Organizational Structures and Corporate Cultures

This text discusses the internal factors that affect how organizational structures are designed. These structures are important to managers because they establish lines of formal authority and configure other reporting arrangements. One thing to remember is that the industry type influences the chosen structure. The text also considers the system approach and examines how the internal dimensions of the firm, such as leadership and culture, change in response to the external business environment. Note that the organizational alignment is not set in stone permanently. It will change in response to the external business environment from time to time.

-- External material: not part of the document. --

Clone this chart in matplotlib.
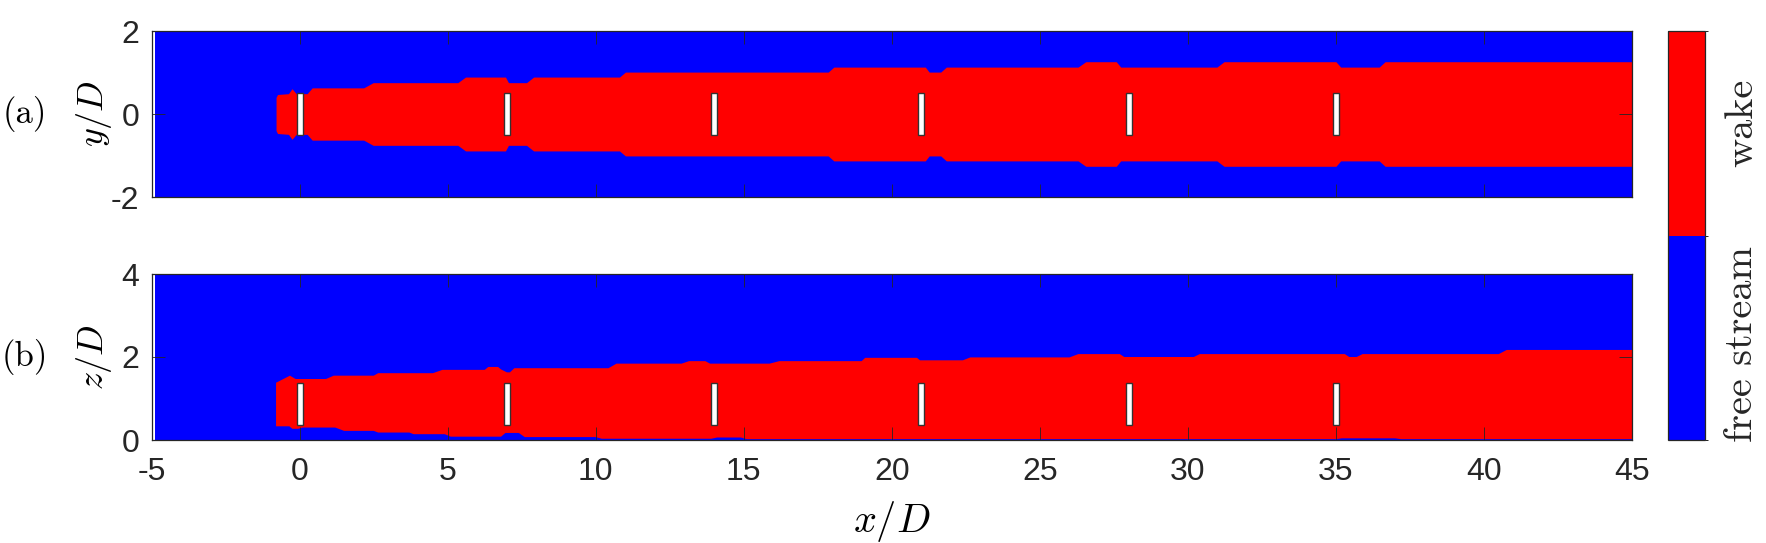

Organizational Designs and Structures

Divisional Organization Structure

Divisional structures are, in effect, many functional departments grouped under a division head. Each functional group in a division has its own marketing, sales, accounting, manufacturing, and production team. This structure resembles a product structure that also has profit centers. These smaller functional areas or departments can also be grouped by different markets, geographies, products, services, or other whatever is required by the company's business. The market-based structure is ideal for an organization that has products or services that are unique to specific market segments and is particularly effective if that organization has advanced knowledge of those segments.

The advantages of a divisional structure include the following: each specialty area can be more focused on the business segment and budget that it manages; everyone can more easily know their responsibilities and accountability expectations; customer contact and service can be quicker; and coordination within a divisional grouping is easier, since all the functions are accessible. The divisional structure is also helpful for large companies since decentralized decision-making means that headquarters does not have to micromanage all the divisions. The disadvantages of this structure from a headquarters perspective are that divisions can easily become isolated and insular from one another and that different systems, such as accounting, finance, sales, and so on, may suffer from poor and infrequent communication and coordination of enterprise mission, direction, and values. Moreover, incompatibility of systems (technology, accounting, advertising, budgets) can occur, which creates a strain on company strategic goals and objectives.